Making a Drying Kiln from an Insulated Truck Body

This conversation touches on the quantity of heat needed to dry a load of wood, the advantage of using a dehumidifier, and the possible issues with corrosion. April 18, 2015

I just bought a 12'x7'x7' reefer box from a produce deliver truck. This is an insulated truck box and is all aluminum on the inside. I am turning it into a new kiln and was wondering what the best way to heat it would be. My old kiln, a 8'x4'x4' box, was simply heated with one or two 500 watt work lamps and that got me to 100-125 degrees without a problem. This new kiln is much bigger, so I doubt work lamps would be very economical.

Forum Responses
(Sawing and Drying Forum)
From Gene Wengert, forum technical advisor:
This kiln can hold 2000 BF, which means you will need at least four million BTU to dry well-air-dried lumber to 7% MC. A 1500 watt electric heater (like used to heat a bathroom) run for one hour will deliver about 5100 BTU. So, two heaters run for 400 hours (17 days) would be the minimum time. Of course, they would use 3 KWh x 400 hours x$.18 per KWh is $200.

From contributor R:
Gene, if your kiln chamber is insulated well where are all the BTU's going?

From Gene Wengert, forum technical advisor:
It takes energy to evaporate the water. Even with good insulation there will be some heat loss through the walls, floor, roof. When water is evaporated the humidity in the kiln will increase, so we need to vent the moist air and its heat to the outside and then bring in drier, cooler air.

From contributor R:
Why not use de-humidification?

From contributor T:
I have a dehumidifier in mine and it works great.

From Gene Wengert, forum technical advisor:
A DH kiln is a good idea need, and because they are so energy efficient your cost for electricity would be maybe 1/3. Plus, the bathroom heater probably has some safety concerns. Also, with the heaters they would actually shut off when they reach about 85 F, so drying would take much longer than calculated. Industrial heaters would be better, but maybe no safer due to flammable wood dust. The safest would be a furnace, like is used to heat a home that uses an air plenum exchanger so the kiln air does not see a flame or hot surfaces. In any case, make sure your household insurance covers your home if the kiln does catch fire. Often a business in or near a home requires a special policy to protect the home. Kilns do catch fire now and then.

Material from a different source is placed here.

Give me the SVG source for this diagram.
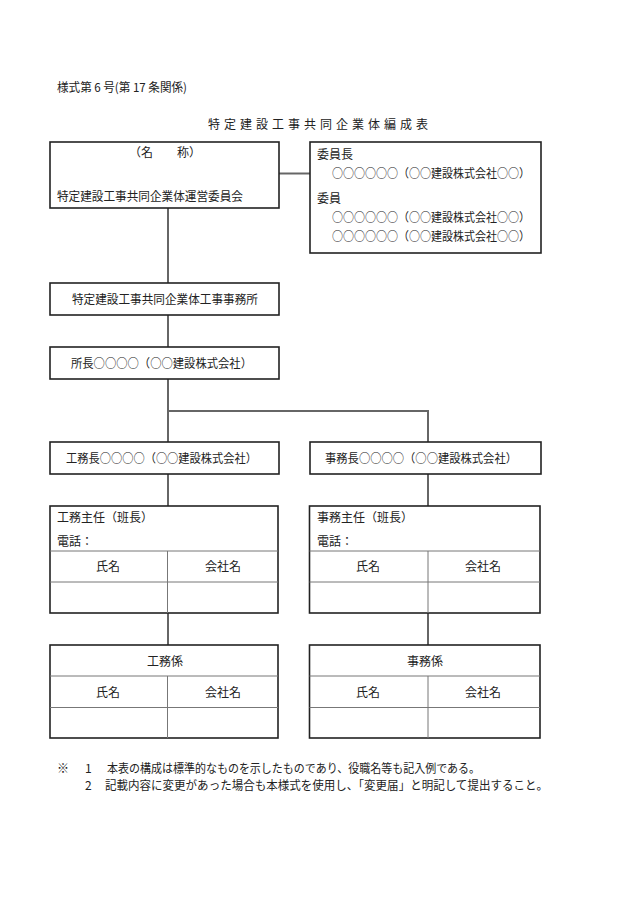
<svg xmlns="http://www.w3.org/2000/svg" width="630" height="903" viewBox="0 0 630 903">
<style>
text{font-family:"Noto Sans CJK JP","Liberation Serif",serif;font-size:12px;fill:#222}
.c{text-anchor:middle}
.box{fill:#fff;stroke:#222;stroke-width:1.6}
.in{stroke:#777;stroke-width:1;fill:none}
.con{stroke:#666;stroke-width:2;fill:none}
</style>
<rect width="630" height="903" fill="#fff"/>
<text x="57" y="92" textLength="130" lengthAdjust="spacingAndGlyphs">様式第 6 号(第 17 条関係)</text>
<text x="208" y="129" textLength="220">特定建設工事共同企業体編成表</text>
<g id="connectors">
<line class="con" x1="279" y1="173.5" x2="310" y2="173.5"/>
<line class="con" x1="168" y1="208" x2="168" y2="283"/>
<line class="con" x1="168" y1="315" x2="168" y2="347"/>
<line class="con" x1="168" y1="379" x2="168" y2="442"/>
<polyline class="con" points="168,411 428,411 428,442"/>
<line class="con" x1="168" y1="474" x2="168" y2="506"/>
<line class="con" x1="428" y1="474" x2="428" y2="506"/>
<line class="con" x1="168" y1="613" x2="168" y2="645"/>
<line class="con" x1="428" y1="613" x2="428" y2="645"/>
</g>
<g id="n-committee">
<rect class="box" x="50" y="142" width="229" height="66"/>
<text class="c" x="165" y="157">（名　　称）</text>
<text x="57" y="201" textLength="186" lengthAdjust="spacingAndGlyphs">特定建設工事共同企業体運営委員会</text>
</g>
<g id="n-members">
<rect class="box" x="310" y="142" width="231" height="111"/>
<text x="317" y="159">委員長</text>
<text x="332" y="178" textLength="198" lengthAdjust="spacingAndGlyphs">○○○○○○（○○建設株式会社○○）</text>
<text x="317" y="203">委員</text>
<text x="332" y="222" textLength="198" lengthAdjust="spacingAndGlyphs">○○○○○○（○○建設株式会社○○）</text>
<text x="332" y="241" textLength="198" lengthAdjust="spacingAndGlyphs">○○○○○○（○○建設株式会社○○）</text>
</g>
<g id="n-office">
<rect class="box" x="50" y="283" width="229" height="32"/>
<text x="72" y="304" textLength="186" lengthAdjust="spacingAndGlyphs">特定建設工事共同企業体工事事務所</text>
</g>
<g id="n-chief">
<rect class="box" x="50" y="347" width="229" height="32"/>
<text x="71" y="368" textLength="181" lengthAdjust="spacingAndGlyphs">所長○○○○（○○建設株式会社）</text>
</g>
<g id="n-kouchou">
<rect class="box" x="50" y="442" width="229" height="32"/>
<text x="66" y="463" textLength="191" lengthAdjust="spacingAndGlyphs">工務長○○○○（○○建設株式会社）</text>
</g>
<g id="n-jichou">
<rect class="box" x="310" y="442" width="231" height="32"/>
<text x="325" y="463" textLength="192" lengthAdjust="spacingAndGlyphs">事務長○○○○（○○建設株式会社）</text>
</g>
<g id="n-koushunin">
<rect class="box" x="50" y="506" width="228" height="107"/>
<line class="in" x1="50" y1="551" x2="278" y2="551"/>
<line class="in" x1="50" y1="582" x2="278" y2="582"/>
<line class="in" x1="167.5" y1="551" x2="167.5" y2="613"/>
<text x="57" y="522">工務主任（班長）</text>
<text x="57" y="546">電話：</text>
<text class="c" x="108" y="571">氏名</text>
<text class="c" x="223" y="571">会社名</text>
</g>
<g id="n-jishunin">
<rect class="box" x="309.5" y="506" width="230.5" height="107"/>
<line class="in" x1="309.5" y1="551" x2="540" y2="551"/>
<line class="in" x1="309.5" y1="582" x2="540" y2="582"/>
<line class="in" x1="428" y1="551" x2="428" y2="613"/>
<text x="317" y="522">事務主任（班長）</text>
<text x="317" y="546">電話：</text>
<text class="c" x="368" y="571">氏名</text>
<text class="c" x="483" y="571">会社名</text>
</g>
<g id="n-kougakari">
<rect class="box" x="50" y="645" width="228" height="93"/>
<line class="in" x1="50" y1="676" x2="278" y2="676"/>
<line class="in" x1="50" y1="707.5" x2="278" y2="707.5"/>
<line class="in" x1="167.5" y1="676" x2="167.5" y2="738"/>
<text class="c" x="165" y="666">工務係</text>
<text class="c" x="108" y="697">氏名</text>
<text class="c" x="223" y="697">会社名</text>
</g>
<g id="n-jigakari">
<rect class="box" x="309.5" y="645" width="230.5" height="93"/>
<line class="in" x1="309.5" y1="676" x2="540" y2="676"/>
<line class="in" x1="309.5" y1="707.5" x2="540" y2="707.5"/>
<line class="in" x1="428" y1="676" x2="428" y2="738"/>
<text class="c" x="425" y="666">事務係</text>
<text class="c" x="368" y="697">氏名</text>
<text class="c" x="483" y="697">会社名</text>
</g>
<text x="57" y="773">※</text>
<text x="85" y="773">1</text>
<text x="107" y="773" textLength="373" lengthAdjust="spacingAndGlyphs">本表の構成は標準的なものを示したものであり、役職名等も記入例である。</text>
<text x="85" y="790">2</text>
<text x="105" y="790" textLength="443" lengthAdjust="spacingAndGlyphs">記載内容に変更があった場合も本様式を使用し、「変更届」と明記して提出すること。</text>
</svg>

From the original questioner:
I thought about a DH, however, this is a kiln for reclaimed lumber and much of the lumber being loaded into it is from old Whiskey Barrels. These wooden barrel staves still have alcohol soaked in them. When I built my original kiln I noticed that, because of the alcohol, any exposed metal was corroded within a week. I am afraid to know what that will do to a dehumidifier. I may try it anyway! My homeowners insurance has been converted to a commercial policy already, and the kiln is 50' away from the nearest structure.

From Gene Wengert, forum technical advisor:
I suspect that there is not any alcohol in the staves, as alcohol evaporates so easily. Alcohol does not cause corrosion. It is more likely that the corrosion you noted was due to high MC and tannic acid. Commercial DH kilns have a coating on the DH coils to reduce or avoid corrosion of the coils. However, the condensed water is likely to be fairly acidic, so the way you carry this water mixture away is important. You may even have to neutralize it and itís quite easy to do.